»»

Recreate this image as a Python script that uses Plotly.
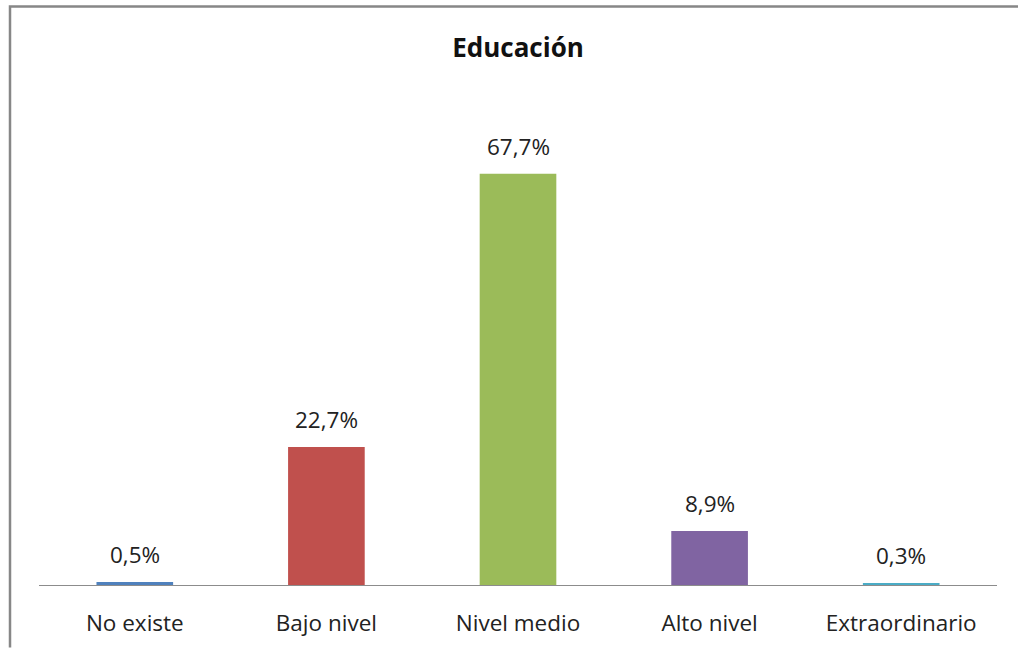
import plotly.graph_objects as go

categories = ["No existe", "Bajo nivel", "Nivel medio", "Alto nivel", "Extraordinario"]
values = [0.5, 22.7, 67.7, 8.9, 0.3]
colors = ["#4F81BD", "#C0504D", "#9BBB59", "#8064A2", "#4BACC6"]

W, H = 1018, 650
L, R, T, B = 39, 21, 99, 62
pw, ph = W - L - R, H - T - B
FONT = "'Open Sans', Lato, sans-serif"

def px_x(x):
    return (x - L) / pw

def px_y(y):
    return (H - B - y) / ph

fig = go.Figure(go.Bar(
    x=categories, y=values, marker_color=colors, width=0.4,
    marker_line_width=0,
))

for c, v in zip(categories, values):
    fig.add_annotation(x=c, y=v, xref="x", yref="y", text=f"{v:.1f}%".replace(".", ","),
                       showarrow=False, yanchor="bottom", yshift=10,
                       font=dict(size=22.5, color="#222222", family=FONT))

fig.update_layout(
    width=W, height=H, margin=dict(l=L, r=R, t=T, b=B),
    paper_bgcolor="white", plot_bgcolor="white",
    separators=",.",
    font=dict(family=FONT, color="#222222"),
    title=dict(text="<b>Educación</b>", xref="paper", x=0.5, xanchor="center", y=1 - 48 / H,
               yanchor="middle", font=dict(size=26, color="#111111", family=FONT)),
    showlegend=False,
    xaxis=dict(showline=True, linecolor="#8C8C8C", linewidth=1, ticks="",
               ticklabelstandoff=18,
               tickfont=dict(size=22.5, color="#222222", family=FONT), showgrid=False),
    yaxis=dict(range=[0, 80], visible=False, showgrid=False),
    shapes=[dict(type="path", xref="paper", yref="paper",
                 path=f"M {px_x(10)} {px_y(651)} L {px_x(10)} {px_y(6)} L {px_x(1020)} {px_y(6)}",
                 line=dict(color="#878787", width=2.5))],
)

fig.write_html("out.html")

««

AIM: Omit the pictures and output all of the other material exactly.

EXERCISE RESULT:
Recreate this image as a Python script that uses Plotly.
import plotly.graph_objects as go

categories = ["No existe", "Bajo nivel", "Nivel medio", "Alto nivel", "Extraordinario"]
values = [0.5, 22.7, 67.7, 8.9, 0.3]
colors = ["#4F81BD", "#C0504D", "#9BBB59", "#8064A2", "#4BACC6"]

W, H = 1018, 650
L, R, T, B = 39, 21, 99, 62
pw, ph = W - L - R, H - T - B
FONT = "'Open Sans', Lato, sans-serif"

def px_x(x):
    return (x - L) / pw

def px_y(y):
    return (H - B - y) / ph

fig = go.Figure(go.Bar(
    x=categories, y=values, marker_color=colors, width=0.4,
    marker_line_width=0,
))

for c, v in zip(categories, values):
    fig.add_annotation(x=c, y=v, xref="x", yref="y", text=f"{v:.1f}%".replace(".", ","),
                       showarrow=False, yanchor="bottom", yshift=10,
                       font=dict(size=22.5, color="#222222", family=FONT))

fig.update_layout(
    width=W, height=H, margin=dict(l=L, r=R, t=T, b=B),
    paper_bgcolor="white", plot_bgcolor="white",
    separators=",.",
    font=dict(family=FONT, color="#222222"),
    title=dict(text="<b>Educación</b>", xref="paper", x=0.5, xanchor="center", y=1 - 48 / H,
               yanchor="middle", font=dict(size=26, color="#111111", family=FONT)),
    showlegend=False,
    xaxis=dict(showline=True, linecolor="#8C8C8C", linewidth=1, ticks="",
               ticklabelstandoff=18,
               tickfont=dict(size=22.5, color="#222222", family=FONT), showgrid=False),
    yaxis=dict(range=[0, 80], visible=False, showgrid=False),
    shapes=[dict(type="path", xref="paper", yref="paper",
                 path=f"M {px_x(10)} {px_y(651)} L {px_x(10)} {px_y(6)} L {px_x(1020)} {px_y(6)}",
                 line=dict(color="#878787", width=2.5))],
)

fig.write_html("out.html")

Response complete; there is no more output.